3.5. Der Ausschuss schließt sich der Einschätzung der Kommission an, dass bereits nach drei Jahren eine Bewertung eingeleitet werden soll, um zu untersuchen, ob die vorgeschlagene institutionelle Lösung wirklich am besten geeignet ist, um Fragen der Netz- und Informationssicherheit sowie Fragen in Bezug auf das Vertrauen der Nutzer in die Informationstechnologie und die Informationsgesellschaft und die damit verbundene Infrastruktur zu behandeln.

3.6. Für die Entscheidung über den Sitz der Agentur sollen über die Kriterien, die von der Kommission aufgestellt wurden, hinaus noch folgende Voraussetzungen im Umfeld der Umgebung der neuen Agentur erfuellt sein:

- eine gut ausgebaute Infrastruktur mit hoher Übertragungskapazität;

- gut ausgebaute Online-Dienste in der öffentlichen Verwaltung;

- der elektronische Geschäftsverkehr muss ein integrierter und etablierter Teil des Wirtschaftslebens sein und die Anwender sollen insgesamt im weitesten Sinn Erfahrung im Umgang mit Informationstechnologie haben.

Somit sollte die Agentur im Umfeld einer fortgeschrittenen Informationsgesellschaft arbeiten und vor Ort Risiken und Bedrohungen verfolgen und miterleben können, deren Untersuchung und Auswertung wie die Vermittlung der daraus resultierenden Erkenntnisse usw. in den Aufgabenbereich der Agentur fallen. Insbesondere ergeben sich so Möglichkeiten für die Agentur, die Probleme einzelner Bürger und kleiner Unternehmen zu verfolgen, mit denen diese in der Informationsgesellschaft konfrontiert werden. Dabei dürfte es sich um jene Gruppen von Anwendern handeln, die normalerweise am wenigsten Chancen auf eine Berücksichtigung ihrer Interessen in der zwischenstaatlichen Zusammenarbeit haben. Somit könnte eine entsprechende Standortwahl entscheidende Impulse für eine effektive Erfuellung der Aufgaben der Agentur geben.

Brüssel, den 18. Juni 2003.

Der Präsident

des Europäischen Wirtschafts- und Sozialausschusses

Roger Briesch

(1) KOM(2001) 298 endg.

(2) Stellungnahme des Wirtschafts- und Sozialausschusses zu der Mitteilung der Kommission an den Rat und das Europäische Parlament, den Wirtschafts- und Sozialausschuss und den Ausschuss der Regionen: Sicherheit der Netze und Informationen: Vorschlag für einen europäischen Politikansatz (ABl.
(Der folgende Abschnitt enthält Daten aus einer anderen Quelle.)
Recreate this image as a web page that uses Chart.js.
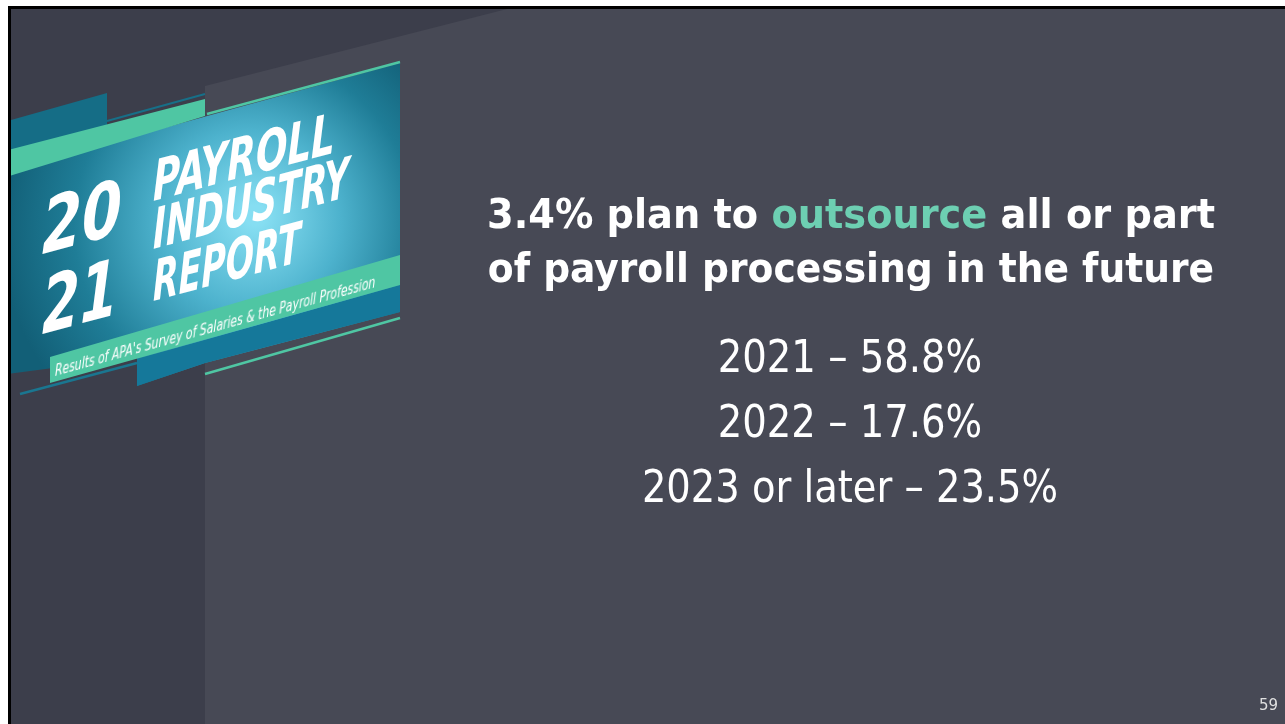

C 48 vom 21.2.2002) sowie zu dem "Vorschlag für eine Entscheidung des Rates zur Annahme eines Mehrjahresprogramms (2003-2005) zur Überwachung und Beobachtung von eEurope, zur Verbreitung empfehlenswerter Verfahren und Verbesserung der Netz- und Informationssicherheit" (KOM(2002) 425 endg.).

(3) Stellungnahme des WSA zu der "Mitteilung der Kommission an den Rat, das Europäische Parlament, den Wirtschafts- und Sozialausschuss und den Ausschuss der Regionen; Schaffung einer sicheren Informationsgesellschaft durch Verbesserung der Sicherheit von Informationsinfrastrukturen und Bekämpfung der Computerkriminalität" (ABl. C 311 vom 7.11.2001).

(4) Stellungnahme des WSA zum Thema "Informationen des öffentlichen Sektors: Eine Schlüsselressource für Europa - Grünbuch über die Informationen des öffentlichen Sektors in der Informationsgesellschaft" (ABl. C 169 vom 16.6.1999).

(5) Stellungnahme des WSA zu dem "Vorschlag für eine Richtlinie des Europäischen Parlaments und des Rates über die Verarbeitung personenbezogener Daten und den Schutz der Privatsphäre in der elektronischen Kommunikation" (ABl. C 123 vom 25.4.2001).